First-Party Data Marketing Strategy 2026: How to Thrive in a Cookieless World

TL;DR

  • First-party data is now the most valuable marketing asset: With third-party cookies deprecated and app tracking consent rates below 30%, the brands with rich first-party data have a durable competitive advantage.
  • Zero-party data — information customers intentionally share — is the highest-quality data: When customers tell you their preferences directly, you have explicit consent, high accuracy, and clear intent signals.
  • CRM data quality determines personalization quality: Most CRM databases have significant data quality problems that limit personalization effectiveness. Cleaning and enriching CRM data is the highest-ROI data investment.
  • Privacy-compliant personalization and effective personalization aren’t in conflict: The brands winning in 2026 are proving that respecting privacy and delivering personalized experiences are complementary, not competing priorities.
  • A customer data platform is the infrastructure foundation: Without a unified view of each customer across channels, personalization remains siloed and inconsistent.

What this guide covers

  1. Why first-party data is your most valuable marketing asset
  2. The first-party data maturity model
  3. Zero-party data collection strategies
  4. CRM data quality and enrichment
  5. Consent-first personalization frameworks
  6. Building a customer data platform foundation
  7. Activating first-party data across channels
  8. Measuring first-party data ROI
  9. Common first-party data mistakes
  10. Frequently asked questions
  11. Sources and references

Why first-party data is your most valuable marketing asset

Third-party cookies are effectively dead. Apple’s App Tracking Transparency framework means iOS app tracking consent rates are below 30% across most categories. Google Chrome’s deprecation of third-party cookies has moved to 2025 and beyond but the writing has been on the wall for years.

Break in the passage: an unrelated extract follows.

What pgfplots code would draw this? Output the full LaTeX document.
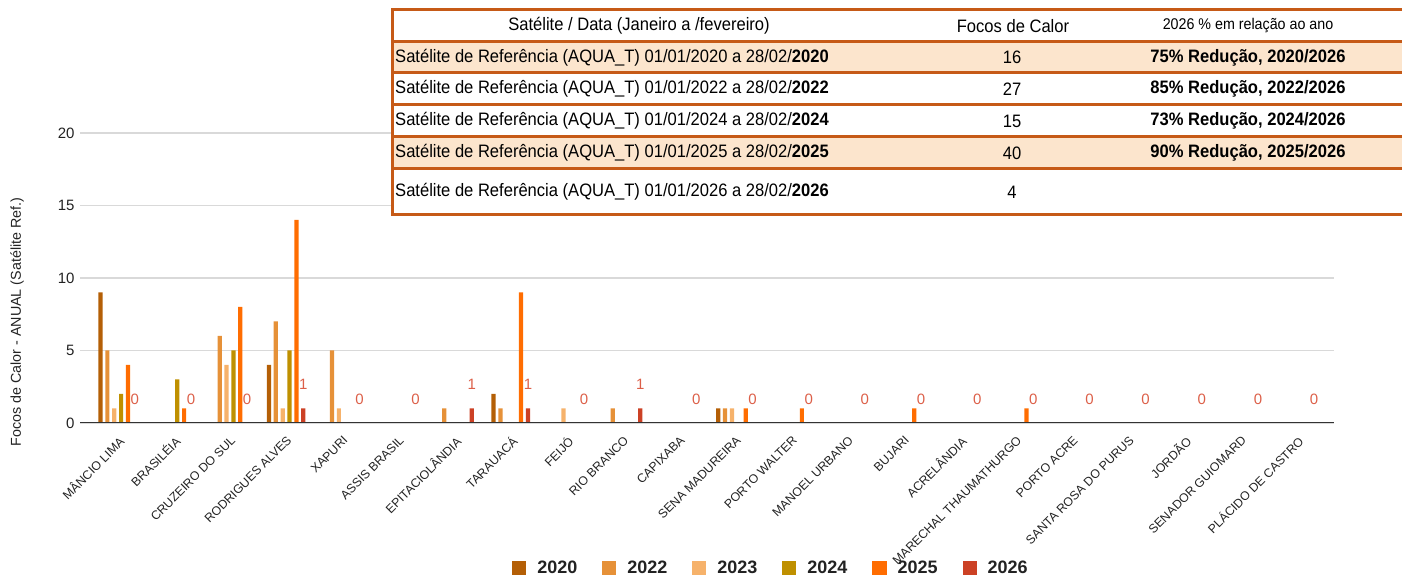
\documentclass[border=0pt]{standalone}
\usepackage{fontspec}
\setmainfont{Liberation Sans}
\newfontfamily\condfont[FakeStretch=0.92]{Liberation Sans}
\usepackage{pgfplots}
\pgfplotsset{compat=1.18}
\usepackage{pgfplotstable}

\definecolor{c20}{HTML}{B45F06}
\definecolor{c22}{HTML}{E69138}
\definecolor{c23}{HTML}{F6B26B}
\definecolor{c24}{HTML}{BF9000}
\definecolor{c25}{HTML}{FF6D01}
\definecolor{c26}{HTML}{CC4125}
\definecolor{lblred}{HTML}{DC5F48}
\definecolor{gridgray}{HTML}{D9D9D9}
\definecolor{axisgray}{HTML}{333333}
\definecolor{border}{HTML}{C65A17}
\definecolor{peach}{HTML}{FCE5CD}
\definecolor{txt}{HTML}{222222}

\pgfplotstableread{
x c20 c22 c23 c24 c25 c26
0 9 5 1 2 4 0
1 0 0 0 3 1 0
2 0 6 4 5 8 0
3 4 7 1 5 14 1
4 0 5 1 0 0 0
5 0 0 0 0 0 0
6 0 1 0 0 0 1
7 2 1 0 0 9 1
8 0 0 1 0 0 0
9 0 1 0 0 0 1
10 0 0 0 0 0 0
11 1 1 1 0 1 0
12 0 0 0 0 1 0
13 0 0 0 0 0 0
14 0 0 0 0 1 0
15 0 0 0 0 0 0
16 0 0 0 0 1 0
17 0 0 0 0 0 0
18 0 0 0 0 0 0
19 0 0 0 0 0 0
20 0 0 0 0 0 0
21 0 0 0 0 0 0
}\data

\begin{document}
\begin{tikzpicture}
\useasboundingbox (0pt,0pt) rectangle (1402pt,577pt);
\begin{axis}[
  at={(80pt,154pt)}, anchor=south west,
  scale only axis, width=1254pt, height=290pt,
  ymin=0, ymax=20, xmin=-0.671, xmax=21.66,
  ybar=2.67pt, bar width=4.2pt,
  ytick={0,5,10,15,20},
  ymajorgrids, grid style={color=gridgray, line width=1.2pt},
  axis line style={draw=none},
  major tick length=0pt,
  /pgf/number format/assume math mode=true,
  xtick={0,...,21},
  xticklabels={MÂNCIO LIMA,BRASILÉIA,CRUZEIRO DO SUL,RODRIGUES ALVES,XAPURI,ASSIS BRASIL,EPITACIOLÂNDIA,TARAUACÁ,FEIJÓ,RIO BRANCO,CAPIXABA,SENA MADUREIRA,PORTO WALTER,MANOEL URBANO,BUJARI,ACRELÂNDIA,MARECHAL THAUMATHURGO,PORTO ACRE,SANTA ROSA DO PURUS,JORDÃO,SENADOR GUIOMARD,PLÁCIDO DE CASTRO},
  xticklabel style={xshift=0pt, yshift=-12pt, rotate=45, anchor=north east, inner sep=0pt, font=\fontsize{12.3}{12.3}\selectfont, text=txt},
  yticklabel style={xshift=-2pt, font=\fontsize{15}{15}\selectfont, text=txt},
  ylabel={Focos de Calor - ANUAL (Satélite Ref.)},
  every axis y label/.style={at={(axis description cs:-0.0502,0.348)}, rotate=90, anchor=center, font=\fontsize{14.3}{14.3}\selectfont, text=txt},
  legend columns=-1,
  legend image code/.code={\fill[#1] (0pt,-7pt) rectangle (14pt,7pt);},
  legend style={draw=none, fill=none, at={(axis description cs:0.551,-0.5)}, anchor=center,
    font=\bfseries\fontsize{18}{18}\selectfont, text=txt,
    /tikz/every odd column/.append style={column sep=9pt},
    /tikz/every even column/.append style={column sep=23pt}},
]
\addplot[fill=c20, draw=none] table[x=x,y=c20]{\data};
\addplot[fill=c22, draw=none] table[x=x,y=c22]{\data};
\addplot[fill=c23, draw=none] table[x=x,y=c23]{\data};
\addplot[fill=c24, draw=none] table[x=x,y=c24]{\data};
\addplot[fill=c25, draw=none] table[x=x,y=c25]{\data};
\addplot[fill=c26, draw=none, nodes near coords,
  nodes near coords style={anchor=center, yshift=24pt, text=lblred, font=\fontsize{15}{15}\selectfont}]
  table[x=x,y=c26]{\data};
\legend{2020,2022,2023,2024,2025,2026}
\draw[axisgray, line width=1.4pt] (rel axis cs:0,0) -- (rel axis cs:1,0);
\end{axis}

\begin{scope}[shift={(0pt,577pt)}, x=1pt, y=-1pt]
  \fill[white] (392,10) rectangle (1402,215);
  \fill[peach] (392,42) rectangle (1402,73);
  \fill[peach] (392,137) rectangle (1402,169);
  \foreach \yy in {10,42,73,105,137,169,215}
    \draw[border, line width=3pt] (392,\yy) -- (1402,\yy);
  \draw[border, line width=3pt] (392.5,8.5) -- (392.5,216.5);
  \begin{scope}[every node/.style={inner sep=0pt, text=black, font=\condfont\fontsize{18}{18}\selectfont}]
    \node at (639,26) {Satélite / Data (Janeiro a /fevereiro)};
    \node at (1013,26) {Focos de Calor};
    \node[font=\condfont\fontsize{15.5}{15.5}\selectfont] at (1248,26) {2026 \% em relação ao ano};
    \node[anchor=west] at (395,57.5) {Satélite de Referência (AQUA\_T) 01/01/2020 a 28/02/\textbf{2020}};
    \node[anchor=west] at (395,89) {Satélite de Referência (AQUA\_T) 01/01/2022 a 28/02/\textbf{2022}};
    \node[anchor=west] at (395,121) {Satélite de Referência (AQUA\_T) 01/01/2024 a 28/02/\textbf{2024}};
    \node[anchor=west] at (395,153) {Satélite de Referência (AQUA\_T) 01/01/2025 a 28/02/\textbf{2025}};
    \node[anchor=west] at (395,192) {Satélite de Referência (AQUA\_T) 01/01/2026 a 28/02/\textbf{2026}};
    \node at (1012,57.5) {16};
    \node at (1012,89) {27};
    \node at (1012,121) {15};
    \node at (1012,153) {40};
    \node at (1012,192) {4};
    \node[font=\condfont\bfseries\fontsize{18}{18}\selectfont] at (1248,57.5) {75\% Redução, 2020/2026};
    \node[font=\condfont\bfseries\fontsize{18}{18}\selectfont] at (1248,89) {85\% Redução, 2022/2026};
    \node[font=\condfont\bfseries\fontsize{18}{18}\selectfont] at (1248,121) {73\% Redução, 2024/2026};
    \node[font=\condfont\bfseries\fontsize{18}{18}\selectfont] at (1248,153) {90\% Redução, 2025/2026};
  \end{scope}
\end{scope}
\end{tikzpicture}
\end{document}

The result: the brands that invested early in first-party data — data you collect directly from your customers and prospects through their interactions with your brand — have built a durable competitive advantage that becomes more valuable as third-party data continues to dry up.

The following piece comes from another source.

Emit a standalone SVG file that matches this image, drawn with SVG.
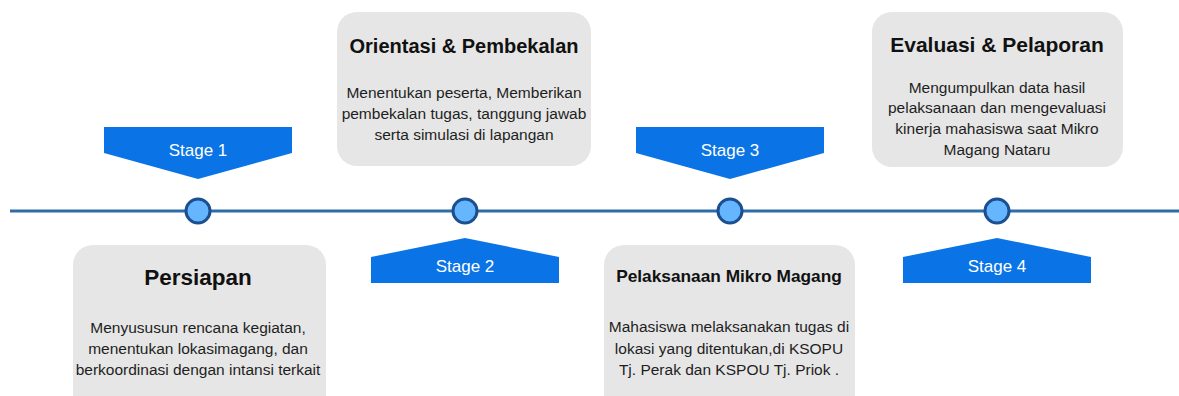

First-party data has three properties that make it invaluable: it’s owned by your brand, meaning platform changes and privacy regulations can’t take it away; it’s consented, meaning you have explicit permission to use it; and it’s specific to your brand, meaning it reflects actual behavior with your products rather than probabilistic inferred behavior.

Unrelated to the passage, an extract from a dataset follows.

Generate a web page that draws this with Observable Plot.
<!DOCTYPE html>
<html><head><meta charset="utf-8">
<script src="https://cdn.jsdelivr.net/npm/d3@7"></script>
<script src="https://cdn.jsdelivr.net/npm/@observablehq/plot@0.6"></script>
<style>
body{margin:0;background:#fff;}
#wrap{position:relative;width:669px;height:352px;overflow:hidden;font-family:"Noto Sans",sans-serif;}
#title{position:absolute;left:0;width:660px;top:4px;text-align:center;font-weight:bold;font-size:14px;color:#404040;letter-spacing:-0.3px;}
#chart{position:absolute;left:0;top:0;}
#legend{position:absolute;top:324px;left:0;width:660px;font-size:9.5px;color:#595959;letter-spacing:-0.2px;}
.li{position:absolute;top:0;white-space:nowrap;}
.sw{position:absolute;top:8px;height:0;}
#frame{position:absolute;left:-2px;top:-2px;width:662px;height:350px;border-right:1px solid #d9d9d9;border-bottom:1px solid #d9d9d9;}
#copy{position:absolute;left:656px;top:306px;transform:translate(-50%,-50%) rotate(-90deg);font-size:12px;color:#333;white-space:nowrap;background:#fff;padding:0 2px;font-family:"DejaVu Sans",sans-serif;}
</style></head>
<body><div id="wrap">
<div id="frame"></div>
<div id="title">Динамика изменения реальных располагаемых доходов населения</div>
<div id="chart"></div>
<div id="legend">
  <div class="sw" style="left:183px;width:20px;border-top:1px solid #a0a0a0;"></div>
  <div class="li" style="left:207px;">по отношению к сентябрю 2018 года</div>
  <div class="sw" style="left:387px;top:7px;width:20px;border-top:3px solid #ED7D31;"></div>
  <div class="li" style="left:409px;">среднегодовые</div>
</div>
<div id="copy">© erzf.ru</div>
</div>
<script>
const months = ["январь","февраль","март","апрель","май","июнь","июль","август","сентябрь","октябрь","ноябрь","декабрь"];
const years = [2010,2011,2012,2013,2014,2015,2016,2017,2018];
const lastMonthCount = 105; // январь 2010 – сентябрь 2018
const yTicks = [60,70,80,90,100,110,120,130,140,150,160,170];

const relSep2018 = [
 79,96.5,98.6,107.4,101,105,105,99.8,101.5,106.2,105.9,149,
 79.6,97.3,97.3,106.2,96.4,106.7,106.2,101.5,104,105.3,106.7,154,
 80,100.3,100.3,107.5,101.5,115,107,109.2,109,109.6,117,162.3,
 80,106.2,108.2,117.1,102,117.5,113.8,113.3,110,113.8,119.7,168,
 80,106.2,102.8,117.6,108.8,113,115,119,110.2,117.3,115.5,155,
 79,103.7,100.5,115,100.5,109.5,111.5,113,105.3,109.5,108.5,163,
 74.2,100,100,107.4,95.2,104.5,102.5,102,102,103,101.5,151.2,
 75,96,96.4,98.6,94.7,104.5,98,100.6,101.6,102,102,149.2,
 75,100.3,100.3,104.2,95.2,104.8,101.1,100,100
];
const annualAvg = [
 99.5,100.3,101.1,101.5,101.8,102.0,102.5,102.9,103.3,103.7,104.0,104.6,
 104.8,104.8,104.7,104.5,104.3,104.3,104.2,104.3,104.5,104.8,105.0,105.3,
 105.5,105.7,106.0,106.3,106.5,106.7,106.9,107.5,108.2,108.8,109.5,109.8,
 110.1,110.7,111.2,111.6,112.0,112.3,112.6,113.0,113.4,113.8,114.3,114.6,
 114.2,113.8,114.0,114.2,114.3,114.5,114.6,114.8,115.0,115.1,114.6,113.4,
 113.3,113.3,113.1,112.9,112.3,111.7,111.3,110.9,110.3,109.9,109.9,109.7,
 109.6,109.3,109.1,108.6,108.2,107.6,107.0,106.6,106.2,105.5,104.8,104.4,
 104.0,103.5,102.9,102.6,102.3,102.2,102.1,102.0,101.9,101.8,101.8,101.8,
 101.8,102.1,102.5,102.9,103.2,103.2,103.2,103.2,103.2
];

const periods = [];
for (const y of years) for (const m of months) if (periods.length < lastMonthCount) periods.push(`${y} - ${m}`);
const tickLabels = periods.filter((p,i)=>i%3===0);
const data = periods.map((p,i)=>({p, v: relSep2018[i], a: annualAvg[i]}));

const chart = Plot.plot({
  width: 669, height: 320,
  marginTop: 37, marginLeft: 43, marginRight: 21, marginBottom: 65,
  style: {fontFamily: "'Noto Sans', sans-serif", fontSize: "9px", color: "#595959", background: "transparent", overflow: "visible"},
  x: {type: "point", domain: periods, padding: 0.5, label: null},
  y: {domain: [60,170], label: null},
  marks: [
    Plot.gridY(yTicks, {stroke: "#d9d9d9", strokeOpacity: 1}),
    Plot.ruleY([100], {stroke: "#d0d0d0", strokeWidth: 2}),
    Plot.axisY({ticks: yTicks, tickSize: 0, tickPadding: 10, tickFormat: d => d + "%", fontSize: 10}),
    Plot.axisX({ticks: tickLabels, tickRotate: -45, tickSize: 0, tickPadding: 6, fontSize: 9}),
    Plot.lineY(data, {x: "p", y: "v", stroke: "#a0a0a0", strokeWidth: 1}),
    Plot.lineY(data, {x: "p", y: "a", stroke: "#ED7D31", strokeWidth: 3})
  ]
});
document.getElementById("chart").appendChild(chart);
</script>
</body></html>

The first-party data maturity model

Level 1: Capture basic contact data: Email addresses and names collected through lead forms, purchases, and newsletter signups. This is the foundation but insufficient for meaningful personalization.

Level 2: Behavioral data collection: Website behavior, email engagement, purchase history, and service interactions. This adds context to basic contact data and enables basic segmentation.

Level 3: Enrichment and unification: Third-party data enrichment (company data for B2B, demographic data for B2C), CRM integration, and unified customer profiles that consolidate data across touchpoints.

Level 4: Advanced activation: Real-time personalization, predictive modeling, and cross-channel orchestration based on unified customer profiles.

Most brands are Level 1 to Level 2. The path to Level 4 requires infrastructure investment — customer data platform, CRM integration, data quality processes — but the ROI compounds as each layer builds on the previous.

Zero-party data collection strategies

Zero-party data is information customers intentionally and proactively share with your brand — their preferences, intentions, and interests — as opposed to data observed from their behavior.

Zero-party data is the highest-quality data you can collect because: customers share it explicitly with consent, it’s accurate because it comes directly from the source, it reflects stated intent rather than inferred behavior, and it creates opportunities for personalization that feel helpful rather than invasive.

Collection strategies that work

Progressive profiling: Ask for one additional piece of information each time a customer interacts with you. Don’t ask for everything at once. A preference center that asks for everything on first sign-up has low completion rates. A preference center that asks for one topic interest per email has high completion rates.

Interactive content: Quizzes, assessment tools, and calculators that deliver value in exchange for preference information. “What kind of marketing leader are you?” delivers insight while collecting firmographic and psychographic data.

Preference centers: Allow customers to tell you what content they want, what topics they’re interested in, and how they want to hear from you. This serves both data collection and customer experience goals.

First-purchase surveys: The moment immediately after first purchase is a unique data collection opportunity — customers are most engaged and willing to share context about their decision.

CRM data quality and enrichment

Most CRM databases are full of data quality problems: duplicate records, outdated contact information, incomplete firmographic data, and inconsistent data formats that prevent meaningful analysis.

The data quality investment that delivers the highest ROI: regular deduplication to merge duplicate records, periodic email address verification to remove bounces, address formatting standardization, and enrichment with third-party data providers for missing firmographic or demographic fields.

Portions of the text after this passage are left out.